Si Dieu veut, demain soir on est dehors.

On ne sait si Dieu pèse sur la destinée de ces prisonniers lancés dans l'entreprise d'une évasion collective. Son créateur Jacques Becker y jeta en tout cas toutes ses forces jusqu'aux dernières,
pour donner naissance à une oeuvre d'une rare intensité qu'il ne vit pas achevée.
Il succomba un mois avant sa sortie, donnant lieu à cet émouvant hommage en l'ouverture du film, nous laissant à penser qu'il n'est pas responsable du montage final. . .

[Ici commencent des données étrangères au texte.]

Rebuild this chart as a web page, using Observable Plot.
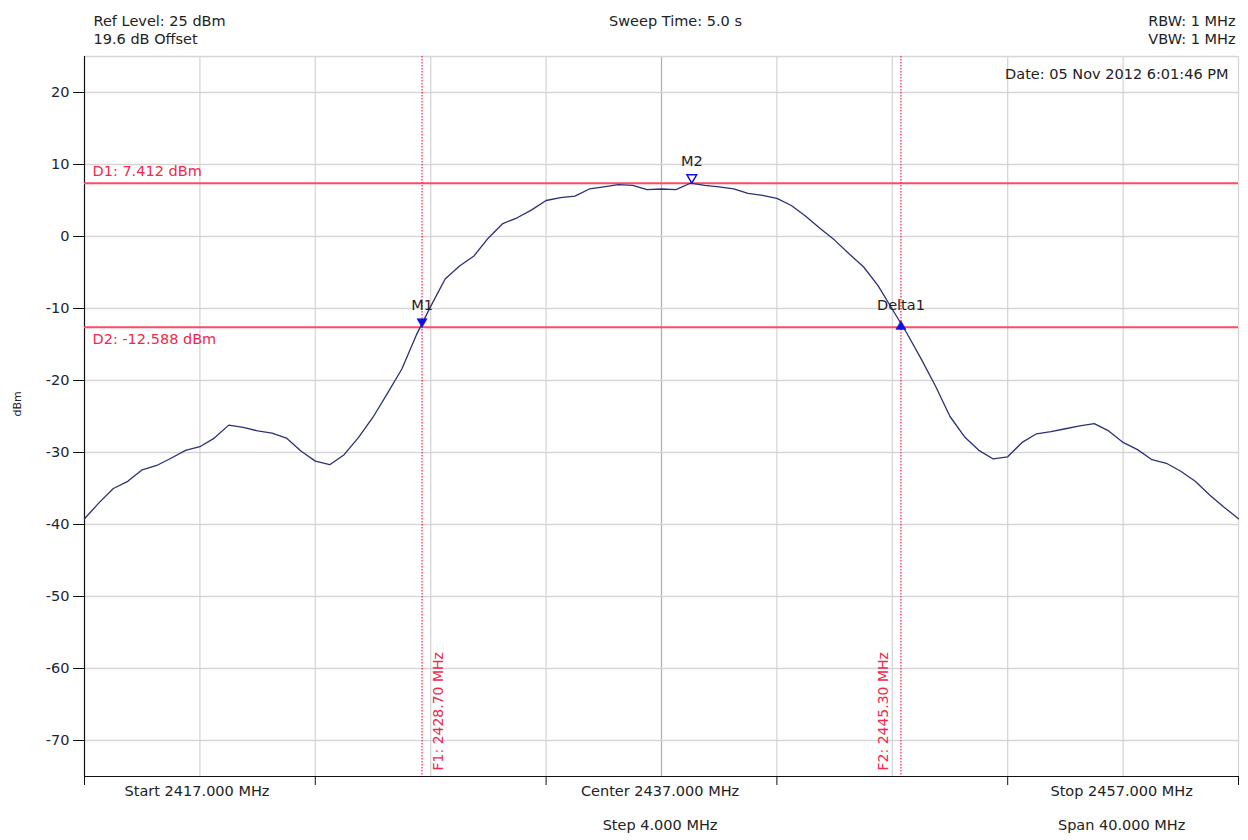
<!DOCTYPE html>
<html>
<head>
<meta charset="utf-8">
<script src="https://cdn.jsdelivr.net/npm/d3@7"></script>
<script src="https://cdn.jsdelivr.net/npm/@observablehq/plot@0.6"></script>
<style>
  html, body { margin: 0; padding: 0; background: #fff; }
  #chart svg { display: block; }
</style>
</head>
<body>
<div id="chart"></div>
<script>
// ---- data ----
const startFreq = 2417, stopFreq = 2457;
const freqStep = 0.5;
const traceLevels = [
  -39.2, -37.0, -35.0, -34.0, -32.4, -31.8, -30.8, -29.7, -29.2, -28.0,
  -26.2, -26.5, -27.0, -27.3, -28.0, -29.8, -31.2, -31.7, -30.3, -27.9,
  -25.1, -21.8, -18.4, -13.7, -9.7, -5.9, -4.1, -2.7, -0.2, 1.8,
  2.6, 3.7, 5.0, 5.4, 5.6, 6.6, 6.9, 7.2, 7.1, 6.5,
  6.6, 6.5, 7.4, 7.1, 6.9, 6.6, 6.0, 5.7, 5.3, 4.3,
  2.8, 1.1, -0.5, -2.4, -4.2, -6.8, -10.1, -13.4, -17.0, -20.8,
  -25.0, -27.8, -29.7, -30.9, -30.6, -28.6, -27.4, -27.1, -26.7, -26.3,
  -26.0, -27.0, -28.6, -29.6, -31.0, -31.5, -32.6, -34.0, -35.9, -37.6,
  -39.2
];
const traceFreqs = traceLevels.map((_, i) => startFreq + i * freqStep);

const yTicks = [20, 10, 0, -10, -20, -30, -40, -50, -60, -70];
const xTickMarks = [2417, 2425, 2433, 2441, 2449, 2457];
const xGrid = [2421, 2425, 2429, 2433, 2441, 2445, 2449, 2453];
const centerFreq = 2437;

const bottomLabels1 = ["Start 2417.000 MHz", "Center 2437.000 MHz", "Stop 2457.000 MHz"];
const bottomLabels1X = [2420.9, 2436.95, 2452.95];
const bottomLabels2 = ["Step 4.000 MHz", "Span 40.000 MHz"];
const bottomLabels2X = [2436.95, 2452.95];

const deltaLineNames = ["D1: 7.412 dBm", "D2: -12.588 dBm"];
const deltaLineLevels = [7.412, -12.588];

const freqMarkerNames = ["F1: 2428.70 MHz", "F2: 2445.30 MHz"];
const freqMarkerFreqs = [2428.70, 2445.30];

const markerNames = ["M1", "M2", "Delta1"];
const markerFreqs = [2428.70, 2438.05, 2445.30];
const markerLevels = [-12.588, 7.412, -12.588];

const headerLeft = ["Ref Level: 25 dBm", "19.6 dB Offset"];
const headerCenter = ["Sweep Time: 5.0 s"];
const headerRight = ["RBW: 1 MHz", "VBW: 1 MHz"];
const dateLabel = ["Date: 05 Nov 2012 6:01:46 PM"];

// ---- build ----
const trace = traceFreqs.map((f, i) => ({f, v: traceLevels[i]}));
const dLines = deltaLineLevels.map((v, i) => ({v, name: deltaLineNames[i]}));
const fLines = freqMarkerFreqs.map((f, i) => ({f, name: freqMarkerNames[i]}));
const markers = markerFreqs.map((f, i) => ({f, v: markerLevels[i], name: markerNames[i]}));

const FONT = "DejaVu Sans, sans-serif";
const FS = 14.5;
const RED_LINE = "#ff4a64";
const RED_TEXT = "#f0284a";
const BLUE = "#1010e0";
const TXT = "#222";

const chart = Plot.plot({
  width: 1248,
  height: 840,
  marginLeft: 84,
  marginRight: 10,
  marginTop: 56,
  marginBottom: 64,
  style: {fontFamily: FONT, fontSize: FS + "px", background: "#fff", color: TXT},
  x: {domain: [startFreq, stopFreq], axis: null},
  y: {domain: [-75, 25], axis: null},
  marks: [
    // grid
    Plot.ruleX(xGrid, {stroke: "#d6d6d6", strokeWidth: 1.3}),
    Plot.ruleX([centerFreq], {stroke: "#b0b0b0", strokeWidth: 1.3}),
    Plot.ruleY(yTicks, {stroke: "#d6d6d6", strokeWidth: 1.3}),
    Plot.ruleY([25], {stroke: "#d6d6d6", strokeWidth: 1.3}),
    Plot.ruleX([stopFreq], {stroke: "#d6d6d6", strokeWidth: 1.3}),
    // axes
    Plot.axisY({ticks: yTicks, tickSize: 11, tickPadding: 4, fontSize: FS, stroke: "#111", fill: "#1c2434",
      label: null, tickFormat: d => `${d}`}),
    Plot.axisX({ticks: xTickMarks, tickSize: 9, tickFormat: () => "", stroke: "#111", label: null}),
    Plot.ruleX([startFreq], {stroke: "#111", strokeWidth: 1.2}),
    Plot.ruleY([-75], {stroke: "#111", strokeWidth: 1.2}),
    Plot.text(["dBm"], {frameAnchor: "left", dx: -67, rotate: -90, fontSize: 11, fill: TXT}),
    // display lines
    Plot.ruleY(dLines, {y: "v", stroke: RED_LINE, strokeWidth: 2}),
    Plot.text(dLines.slice(0, 1), {x: startFreq, y: "v", text: "name", textAnchor: "start", dx: 8, dy: -12, fill: RED_TEXT, fontSize: FS}),
    Plot.text(dLines.slice(1), {x: startFreq, y: "v", text: "name", textAnchor: "start", dx: 8, dy: 12, fill: RED_TEXT, fontSize: FS}),
    // frequency lines
    Plot.ruleX(fLines, {x: "f", stroke: "#ff2050", strokeWidth: 1.2, strokeDasharray: "1.5,1.5"}),
    Plot.text(fLines.slice(0, 1), {x: "f", y: -75, text: "name", rotate: -90, textAnchor: "start", dx: 16, dy: -6, fill: RED_TEXT, fontSize: 14}),
    Plot.text(fLines.slice(1), {x: "f", y: -75, text: "name", rotate: -90, textAnchor: "start", dx: -17, dy: -6, fill: RED_TEXT, fontSize: 14}),
    // trace
    Plot.line(trace, {x: "f", y: "v", stroke: "#2b3175", strokeWidth: 1.3}),
    // markers
    Plot.dot(markers.slice(0, 1), {x: "f", y: "v", symbol: "triangle", rotate: 180, r: 3.8, fill: BLUE, stroke: BLUE, strokeWidth: 0.5, dy: -5.5}),
    Plot.dot(markers.slice(1, 2), {x: "f", y: "v", symbol: "triangle", rotate: 180, r: 3.6, fill: "#fff", stroke: BLUE, strokeWidth: 1.5, dy: -5.5}),
    Plot.dot(markers.slice(2), {x: "f", y: "v", symbol: "triangle", r: 3.8, fill: BLUE, stroke: BLUE, strokeWidth: 0.5, dy: -0.5}),
    Plot.text(markers, {x: "f", y: "v", text: "name", fill: TXT, fontSize: FS, dy: -22}),
    // annotations
    Plot.text(dateLabel, {frameAnchor: "top-right", textAnchor: "end", dx: -10, dy: 12, fontSize: FS, fill: TXT}),
    Plot.text(headerLeft.slice(0, 1), {frameAnchor: "top-left", textAnchor: "start", dx: 9, dy: -41, fontSize: FS, fill: TXT}),
    Plot.text(headerLeft.slice(1), {frameAnchor: "top-left", textAnchor: "start", dx: 9, dy: -23, fontSize: FS, fill: TXT}),
    Plot.text(headerCenter, {frameAnchor: "top", dx: 14, dy: -41, fontSize: FS, fill: TXT}),
    Plot.text(headerRight.slice(0, 1), {frameAnchor: "top-right", textAnchor: "end", dx: -3, dy: -41, fontSize: FS, fill: TXT}),
    Plot.text(headerRight.slice(1), {frameAnchor: "top-right", textAnchor: "end", dx: -3, dy: -23, fontSize: FS, fill: TXT}),
    Plot.text(bottomLabels1, {x: bottomLabels1X, frameAnchor: "bottom", dy: 19, fontSize: FS, fill: TXT}),
    Plot.text(bottomLabels2, {x: bottomLabels2X, frameAnchor: "bottom", dy: 53, fontSize: FS, fill: TXT})
  ]
});
document.getElementById("chart").appendChild(chart);
</script>
</body>
</html>
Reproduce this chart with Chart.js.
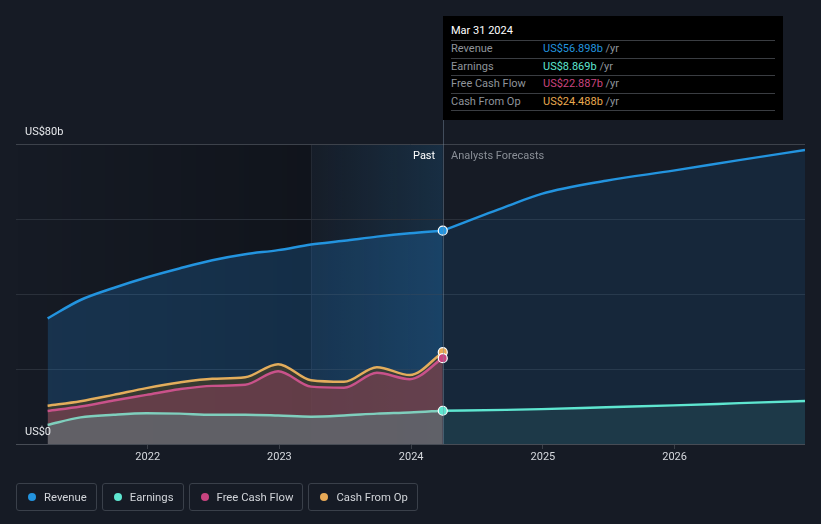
<!DOCTYPE html>
<html>
<head>
<meta charset="utf-8">
<script src="https://cdn.jsdelivr.net/npm/chart.js@4.4.1/dist/chart.umd.min.js"></script>
<style>
  html, body { margin: 0; padding: 0; background: #161b25; }
  #wrap { position: relative; width: 821px; height: 524px; overflow: hidden; font-family: Roboto, "Noto Sans", sans-serif; }
  #c { position: absolute; left: 0; top: 0; }
  #tip { position: absolute; left: 443px; top: 16px; width: 340px; height: 104px; background: #000; box-sizing: border-box; padding: 0 8px; }
  #tip .title { color: #fff; font-size: 11px; line-height: 30px; border-bottom: 1px solid #3a3d42; box-sizing: border-box; height: 25px; }
  #tip .row { font-size: 11px; height: 17.5px; line-height: 16px; border-bottom: 1px solid #3a3d42; color: #8f949b; position: relative; box-sizing: border-box; }
  #tip .row .v { position: absolute; left: 92px; top: 0; }
  #tip .row .u { color: #8f949b; }
  .lbl { position: absolute; font-size: 11px; }
  #legend { position: absolute; left: 16px; top: 483px; display: flex; gap: 5px; }
  .li { height: 28px; box-sizing: border-box; border: 1px solid #3a404a; border-radius: 3px; display: flex; align-items: center; padding: 0 9px 0 11px; color: #d2d5da; font-size: 11.3px; }
  .li .d { width: 8px; height: 8px; border-radius: 50%; margin-right: 8px; }
</style>
</head>
<body>
<div id="wrap">
  <canvas id="c" width="821" height="524"></canvas>
  <div id="tip">
    <div class="title">Mar 31 2024</div>
    <div class="row">Revenue<span class="v"><span style="color:#2394df">US$56.898b</span><span class="u"> /yr</span></span></div>
    <div class="row">Earnings<span class="v"><span style="color:#5ee6d0">US$8.869b</span><span class="u"> /yr</span></span></div>
    <div class="row">Free Cash Flow<span class="v"><span style="color:#c9447f">US$22.887b</span><span class="u"> /yr</span></span></div>
    <div class="row">Cash From Op<span class="v"><span style="color:#e8a94f">US$24.488b</span><span class="u"> /yr</span></span></div>
  </div>
  <div class="lbl" id="past" style="left:413px; top:149px; color:#ffffff;">Past</div>
  <div class="lbl" id="fc" style="left:451px; top:149px; color:#8a8f97;">Analysts Forecasts</div>
  <div id="legend">
    <div class="li"><span class="d" style="background:#2394df"></span>Revenue</div>
    <div class="li"><span class="d" style="background:#5ee6d0"></span>Earnings</div>
    <div class="li"><span class="d" style="background:#c7437f"></span>Free Cash Flow</div>
    <div class="li"><span class="d" style="background:#e8a956"></span>Cash From Op</div>
  </div>
</div>
<script>
// ---- data (US$ billions) ----
const pastDates = [2021.24, 2021.49, 2021.74, 2021.99, 2022.24, 2022.49, 2022.74, 2022.99, 2023.24, 2023.49, 2023.74, 2023.99, 2024.24];
const revenuePast = [33.5, 38.4, 41.6, 44.4, 46.8, 49.0, 50.6, 51.7, 53.2, 54.2, 55.3, 56.2, 56.898];
const earningsPast = [5.1, 7.1, 7.8, 8.2, 8.1, 7.8, 7.8, 7.6, 7.3, 7.6, 8.1, 8.4, 8.869];
const fcfPast = [8.8, 10.0, 11.6, 13.1, 14.6, 15.5, 15.8, 19.4, 15.3, 15.0, 19.0, 17.3, 22.887];
const cfoPast = [10.2, 11.4, 13.1, 14.9, 16.4, 17.4, 17.8, 21.3, 17.0, 16.6, 20.5, 18.4, 24.488];

const forecastDates = [2024.24, 2024.72, 2024.99, 2025.48, 2025.99, 2026.49, 2026.99];
const revenueForecast = [56.898, 63.3, 66.7, 70.2, 72.9, 75.7, 78.4];
const earningsForecast = [8.869, 9.1, 9.3, 9.8, 10.3, 10.9, 11.5];

const xTicks = [2022, 2023, 2024, 2025, 2026];
const yGrid = [0, 20, 40, 60, 80];
const yTickLabels = { 0: 'US$0', 80: 'US$80b' };
const nowDate = 2024.24;
const pastBandStart = 2023.24;

const pts = (xs, ys) => xs.map((x, i) => ({ x, y: ys[i] }));
const lastOnly = (n, r) => (ctx) => ctx.dataIndex === n - 1 ? r : 0;

const bgPlugin = {
  id: 'bg',
  beforeDraw(chart) {
    const { ctx, chartArea: a, scales: { x } } = chart;
    const xNow = x.getPixelForValue(nowDate);
    const xBand = x.getPixelForValue(pastBandStart);
    ctx.save();
    let g = ctx.createLinearGradient(a.left, 0, xNow, 0);
    g.addColorStop(0, 'rgba(0,0,0,0.0)');
    g.addColorStop(1, 'rgba(0,0,0,0.35)');
    ctx.fillStyle = g;
    ctx.fillRect(a.left, a.top, xBand - a.left, a.bottom - a.top);
    g = ctx.createLinearGradient(xBand, 0, xNow, 0);
    g.addColorStop(0, 'rgba(35,148,223,0.02)');
    g.addColorStop(1, 'rgba(35,148,223,0.16)');
    ctx.fillStyle = g;
    ctx.fillRect(xBand, a.top, xNow - xBand, a.bottom - a.top);
    ctx.strokeStyle = 'rgba(255,255,255,0.06)';
    ctx.lineWidth = 1;
    ctx.beginPath(); ctx.moveTo(Math.round(xBand) + 0.5, a.top); ctx.lineTo(Math.round(xBand) + 0.5, a.bottom); ctx.stroke();
    ctx.restore();
  },
  afterDatasetsDraw(chart) {
    const { ctx, chartArea: a, scales: { x, y } } = chart;
    const xNow = Math.round(x.getPixelForValue(nowDate)) + 0.5;
    ctx.save();
    ctx.strokeStyle = 'rgba(120,140,160,0.45)';
    ctx.lineWidth = 1;
    ctx.beginPath(); ctx.moveTo(xNow, 16); ctx.lineTo(xNow, a.bottom); ctx.stroke();
    ctx.fillStyle = '#e6e8eb';
    ctx.font = '11px Roboto';
    ctx.textAlign = 'left';
    ctx.textBaseline = 'middle';
    Object.keys(yTickLabels).forEach(v => {
      ctx.fillText(yTickLabels[v], a.left + 9, y.getPixelForValue(Number(v)) - 12);
    });
    ctx.restore();
  }
};

const n = pastDates.length;
new Chart(document.getElementById('c'), {
  type: 'line',
  data: {
    datasets: [
      { label: 'Earnings', data: pts(pastDates, earningsPast), borderColor: '#7fcfbd', borderWidth: 2.5,
        fill: 'origin', backgroundColor: 'rgba(95,110,115,0.72)',
        pointRadius: lastOnly(n, 4.5), pointBackgroundColor: '#5ee6d0', pointBorderColor: '#fff', pointBorderWidth: 1.2 },
      { label: 'Earnings forecast', data: pts(forecastDates, earningsForecast), borderColor: '#5ee6d0', borderWidth: 2.5,
        fill: 'origin', backgroundColor: 'rgba(94,230,208,0.10)', pointRadius: 0 },
      { label: 'Free Cash Flow', data: pts(pastDates, fcfPast), borderColor: '#c9528a', borderWidth: 2.5,
        fill: 'origin', backgroundColor: 'rgba(201,68,127,0.30)',
        pointRadius: lastOnly(n, 4.5), pointBackgroundColor: '#c7437f', pointBorderColor: '#fff', pointBorderWidth: 1.2 },
      { label: 'Cash From Op', data: pts(pastDates, cfoPast), borderColor: '#e3ad5c', borderWidth: 2.5,
        fill: 'origin', backgroundColor: 'rgba(70,62,40,0.70)',
        pointRadius: lastOnly(n, 4.5), pointBackgroundColor: '#e8a956', pointBorderColor: '#fff', pointBorderWidth: 1.2 },
      { label: 'Revenue', data: pts(pastDates, revenuePast), borderColor: '#2394df', borderWidth: 2.5,
        fill: 'origin', backgroundColor: 'rgba(33,150,243,0.20)',
        pointRadius: lastOnly(n, 4.5), pointBackgroundColor: '#2394df', pointBorderColor: '#fff', pointBorderWidth: 1.2 },
      { label: 'Revenue forecast', data: pts(forecastDates, revenueForecast), borderColor: '#2394df', borderWidth: 2.5,
        fill: 'origin', backgroundColor: 'rgba(33,150,243,0.10)', pointRadius: 0 }
    ]
  },
  options: {
    responsive: false,
    animation: false,
    layout: { padding: { left: 16, right: 16, top: 144, bottom: 50 } },
    plugins: { legend: { display: false }, tooltip: { enabled: false } },
    elements: { line: { cubicInterpolationMode: 'monotone' } },
    scales: {
      x: {
        type: 'linear', min: 2021, max: 2026.99,
        afterBuildTicks: (s) => { s.ticks = xTicks.map(v => ({ value: v })); },
        afterFit: (s) => { s.height = 30; },
        ticks: { color: '#d6d9de', font: { family: 'Roboto', size: 11 }, padding: 2, callback: (v) => String(v), maxRotation: 0, autoSkip: false },
        grid: { drawOnChartArea: false, drawTicks: true, tickLength: 5, color: '#3a3f48' },
        border: { display: false }
      },
      y: {
        min: 0, max: 80,
        afterBuildTicks: (s) => { s.ticks = yGrid.map(v => ({ value: v })); },
        afterFit: (s) => { s.width = 0; },
        ticks: { display: false },
        grid: { drawTicks: false, color: (c) => c.tick && c.tick.value === 0 ? '#474c55' : (c.tick && c.tick.value === 80 ? '#3d424b' : '#2a303a') },
        border: { display: false }
      }
    }
  },
  plugins: [bgPlugin]
});
</script>
</body>
</html>
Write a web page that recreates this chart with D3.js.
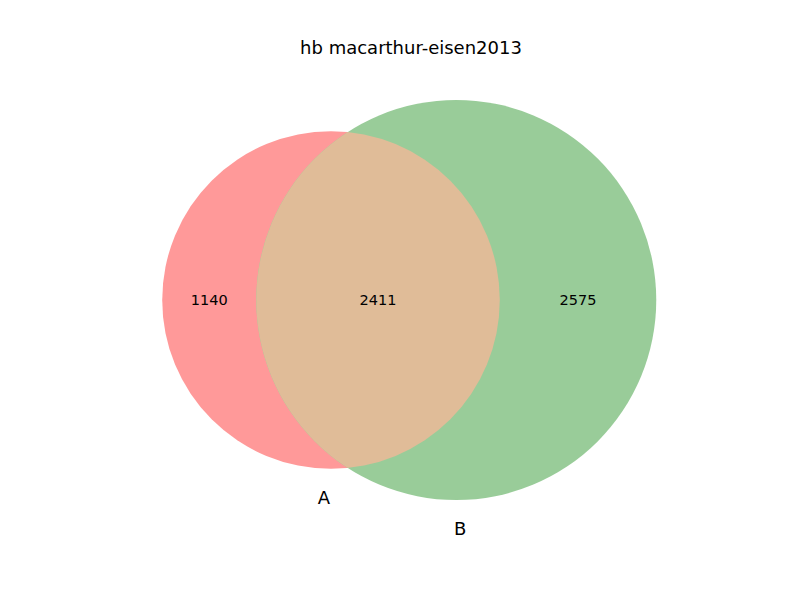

Sorti le 18 mars, soit deux jours après A bout de souffle, le succès se refusa à lui, autant que le prestige de son camarade de promo. C'est qu'il n'avait pas le parfum du scandale d'une interdiction aux moins de dix-huit ans, la jeunesse insolente était davantage dans l'air du temps que l'authenticité rustique de Jean Keraudy. Il déchaîna tout au plus l' ire de de grincheux croyant y voir une apologie de la racaille.


Deux qualités le hissent pourtant à la hauteur de chef d'oeuvre.
Il dépasse son sujet initial de stupéfiante reconstitution de l'univers carcéral et d'un processus d' évasion à l'ancienne. A l'instar de Renoir ou Hawks, il rend hommage à des hommes au travail, ces gens de peu qui gagnent de leurs mains leur liberté, leur dignité. Beaucoup sont épatés par l'ingéniosité, l' habileté du personnage incarné par Jean Keraudy. Il y a comme un hommage anthropologique à l' espèce humaine et ses capacités à trouver des solutions, vaincre l'impossible.


Mais ces taulards, dont les crimes sont tus ( à l' exception du néophyte Gaspard ) sont avant tout des êtres humains, n'en déplaisent aux grincheux, devenus camarades par huis-clos forcé, qui se métamorphosent, Gaspard le premier, en "amis" sincères, admiratifs, profonds, indéfectibles ( ou pas ) unis autour de ce projet plus grand qu'eux, trouer sols, murs, creuser tunnels pour retrouver le "dehors". La cellule au sens physique du terme les rapprochent en une famille d'élection dont Roland serait le Père tranquille et déterminé, Manu le Rebelle, le méfiant serait la Mère, Geo le fils mauvais esprit qui contre toute attente va nouer notre gorge d'émotion. Monseigneur est le frangin toujours partant, liant tout le monde de sa douce camaraderie et pourtant si terriblement solitaire ( "le secret dans la vie c'est pas de femmes... ni d'hommes non plus" ). Gaspard enfin est l' enfant prodigue, le petit garçon grandissant au contact de ses pairs.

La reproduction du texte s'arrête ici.